Missing Values – How to treat them in data.

Missing Values

Missing Value means an absence of observation in a variable. A Table consists of rows and columns, each column represents a distinct variable. Missing value/values mean an observation /observations is /are missing or misrepresented in a column.

for Example, your dataset has 5 columns and 100 rows. In some of the columns, you will see some observations are absent.

Let us elaborate on what are missing values and how they are represented in a column

They can be represented by a simple dot (“.”)
They can be represented by “NaN” or “Na”.
They can be represented by zero (“0”).

Sometimes it could be some sort of encodings. A dataset needs to be thoroughly studied to figure out, are there any missing values? And if there are, how they are represented and how can we treat them.

Missing values are a common problem and it is important to treat them otherwise it leaves a huge impact on your overall result.
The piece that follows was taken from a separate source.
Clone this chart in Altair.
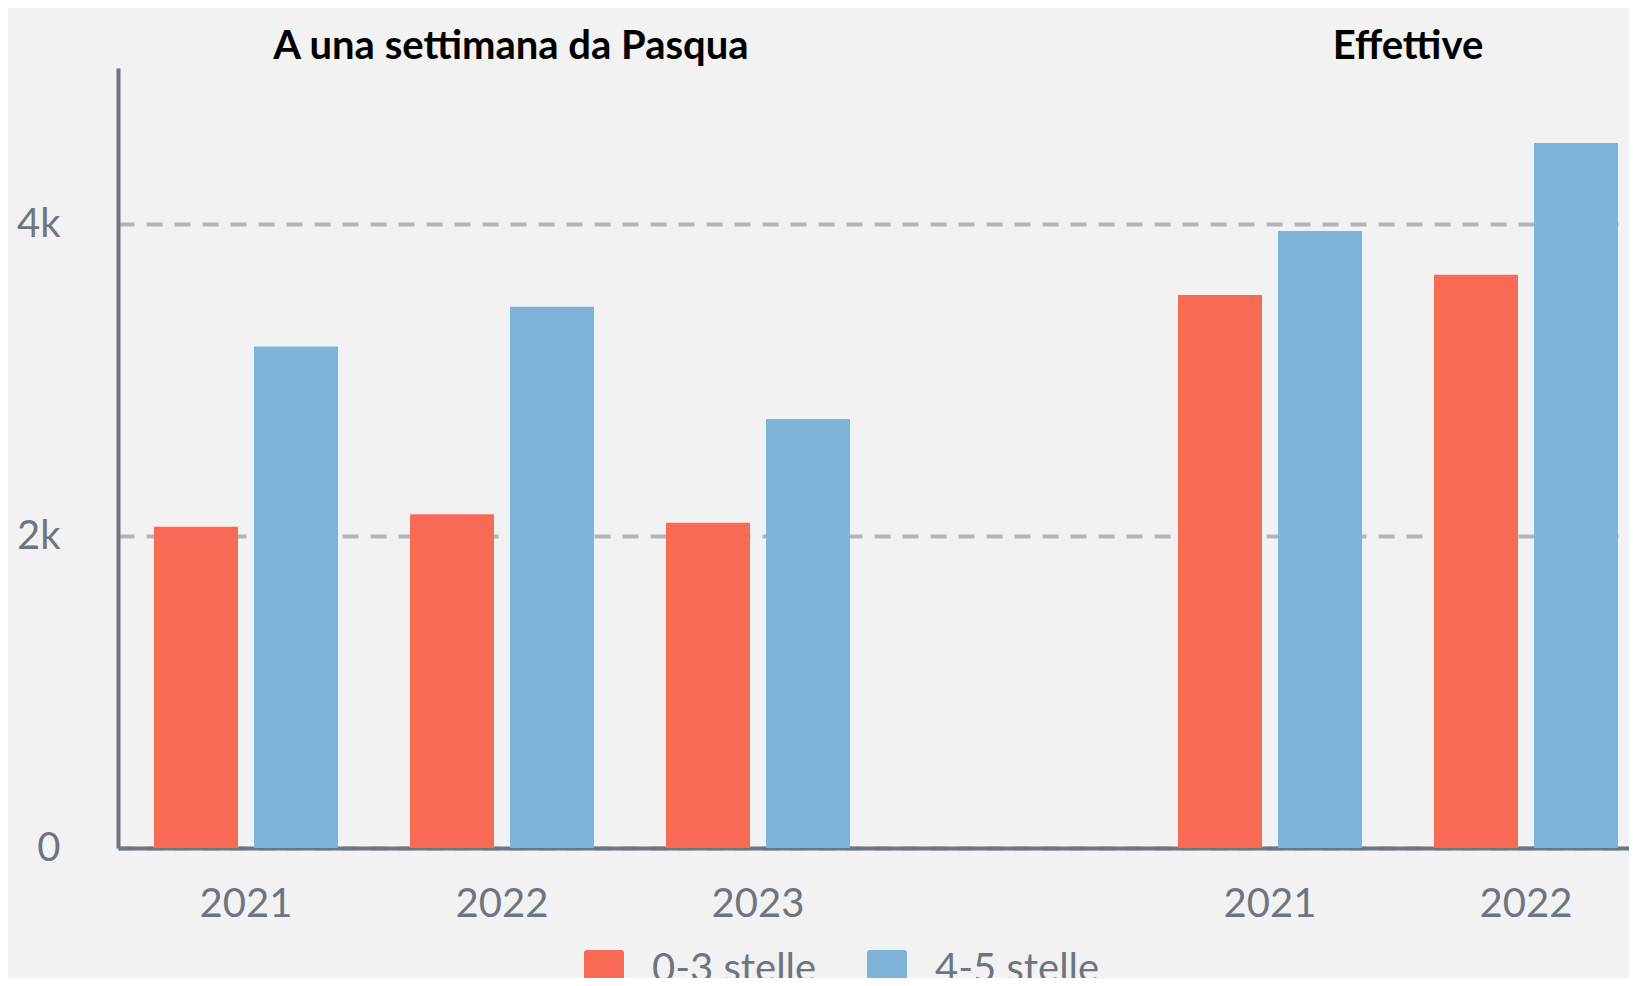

Also Python’s data science library (since I work with Python) does not support missing values so it becomes a necessity to treat them.

They can occur due to technical errors , human errors(data entry, data collection) etc.

If they occur completely at random (if there is no relation of their occurrence with the observations of other variable) and if they are few then you can omit the observations which are missing.

If there is some relationship between the missing value with say a distinct category of another variable then you would want to closely identify it. and depending on the count treat it.

If they occur with a distinct relation among the missing values and the values of the other variable then you need to identify the pattern and take actions accordingly, treating them effectively in a specific way.

Now Let’s see some imputation techniques and also touch upon some merits and demerits of those techniques.

Imputation Techniques

As we already know that there are mainly two types of variables in a dataset: Numerical and Categorical ; and there are sub categories also but let us not get into that.

run–of-the–mill kind

The most common technique that is used is mean(if normally distributed) or median(unaffected by outlier) imputation. This is only used if the variable is numerical.

oh the smart move

If the “y” (prediction variable ) is categorical for example y has two classes and it is about predicting diabetic and non-diabetic and the values are missing in the variable called “BMI”(body mass index). If we see that almost all the values that are missing in the “BMI” column are associated with the diabetic class. Instead of taking the mean of the whole column which includes both the classes. We can just take the mean of the values associated with only one category and impute with that value. It would make much more sense.

We call it “jugad” here

There is also a very interesting technique where we can use machine learning algorithms to impute these values. Let’s say we have 4 variables and 1000 rows in our dataset. One of the variable has some values missing let’s say 50-100. For the values where all the observations are there for all 4 variables, we can treat them as train data, by keeping the variable where the values are missing as “Y”. Now having trained our model for “Y”. We can predict the missing values by treating this(missing values )as a test data and passing it into our model. The values given by the model are the values we can use to impute.We can use various algorithms for it.

And all the jazz

There are other methods like:

Arbitrary value imputation :

It consists of replacing all occurrences of missing values within a variable an arbitrary value.

End of tail imputation:

It is similar to arbitrary value imputation but it selects arbitrary values at the end of the distribution automatically (there are variations to this method).

Random sample imputation:

It consists of taking a random observation from the pool of all the available observations and this observation is used to fill the missing values.

Creating a missing indicator and creating new variables:

Creating a missing indicator usually seen where missing categories are replaced by some sort of indicator which tells that the value at this instance is missing.

creating new variables means we are sort of creating these dummy variables (extra variables) which will indicate the value was missing at that observation by let’s say 1 and wherever the values are already there for the observations it will indicate that as “0”.

The most frequent observation

This particular technique is used to impute values mainly in a categorical variable we replace the missing observation with the most frequent observation.

Other techniques like machine learning model based technique and random sample technique can also be used to impute the missing values in a categorical variable.

The Demon Strikes

All these techniques above come with their advantages and disadvantages. Though most of the techniques are easy to implement, fast and able to capture missingness. They can disrupt the variance , covariance and correlation of a variable. Also at times (as in case of most frequent observation ) can fall prey to over representation of one particular class.

There are certain points to note: it is not always necessary to impute, it depends upon percentage of data missing and to what domain the data belongs. The treatment differs with these two important factors and of course it also depends upon the client. But it is an industry standard practice to preserve as much information as we can.

This article is aimed at giving you a refresher on how to treat missing values I wanted to include code and pictures but it would have made this article too long.